Hello and welcome!  I am a PhD candidate in the department of political science at UNC-Chapel Hill, with a focus on authoritarian elections, hybrid regimes, and electoral manipulation. My primary subfield is comparative politics, and my secondary field is international relations. I use multiple tools in my research, including statistical analysis, methods for causal inference (such as statistical matching and regression-discontinuity designs), field interviews, and survey-experimental research. My work has been published in Electoral Studies and Democratization; a Russia-focused paper drawn from my dissertation is forthcoming at Europe-Asia Studies, while a fourth project is in the revise-and-resubmit phase. In 2016, I was selected to join UNC’s Royster Society of Fellows, a competitive, interdisciplinary program which honors a small number of graduate students for the significance of their dissertation research.

Dissertation summary

The most common form of authoritarianism in the modern world is authoritarianism with elections.  Elections in these hybrid, or electoral authoritarian, regimes have been shown to have a variety of stabilizing effects for incumbents, even as organized opposition contestation poses some risks.  My research investigates how authoritarian leaders attempt to manage these risks through electoral manipulation.  In particular, my dissertation addresses two interrelated questions: why are some elections manipulated more severely than others, and why do the techniques used to tamper with elections vary across space and over time?
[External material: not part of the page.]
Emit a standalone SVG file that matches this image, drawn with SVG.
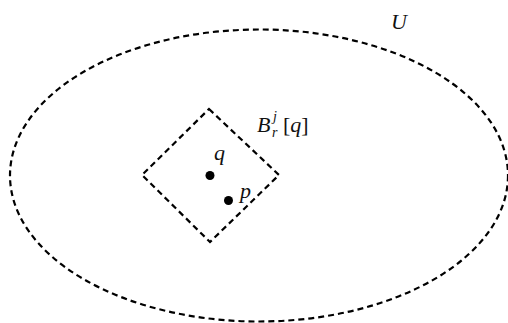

To answer these questions, I investigate principal-agent dynamics between leaders who wish to influence the election result and the individuals who actually stuff the ballot boxes, buy the votes, or forge the results. These low-level actors who must bear the direct costs and risks of tampering with the election, while the direct benefits of manipulation accrue to the leader. I argue that this principal-agent relationship helps determine the severity and type of election manipulation that political leaders are able to generate.

In particular, I identify two factors that interact to shape the principal-agent relationship when it comes to electoral manipulation. First, the consolidation of patronage networks that link high-level political patrons with front-line agents affects agents’ incentive to engage in manipulation; agents are more likely to manipulate on behalf of a patron who controls a resource-rich, secure network of clients. Second, agents must evaluate the local risk of exposure and punishment for engaging in illegal forms of manipulation (including political and legal penalties). Features that affect these risks–including opposition party activity, civil society, and courts–I call local constraints. Where local constraints are high, agents are more willing to engage in harder-to-attribute forms of manipulation, like vote-buying or intimidation, than in tactics like falsification.

This theory has several implications for better understanding electoral manipulation. Most importantly, it suggests that an incumbent’s declining popularity alone will be insufficient to produce cleaner elections. Competitive elections can still lead to high levels of electoral manipulation if one candidate is able to maintain control over patronage resources. Manipulated elections that result in unexpectedly poor results for incumbents, which can provoke major protest, are more likely in cases where patronage networks themselves fragment and realign around competing patrons. Second, it emphasizes the importance of local opposition and civil-society activity in forcing incumbents away from cost-effective, but risky forms of manipulation like falsification, and toward costly techniques like vote-buying.

I test this theory using multiple methods. Election-forensic techniques use statistical analysis of precinct-level election results to look for non-random patterns in the data that can be indicative of manipulation. I employ multiple election-forensic tools to analyze election results in the subnational regions of Russia, Mexico, and Ukraine over time. I also conducted field interviews of election observers and administrators in Russia from September – December 2015, and conducted a survey experiment of public attitudes toward electoral manipulation in Russia in May 2016.

I passed my dissertation defense in January 2019, and will receive the PhD in May. I am currently working to revise the project as a book proposal in the coming year.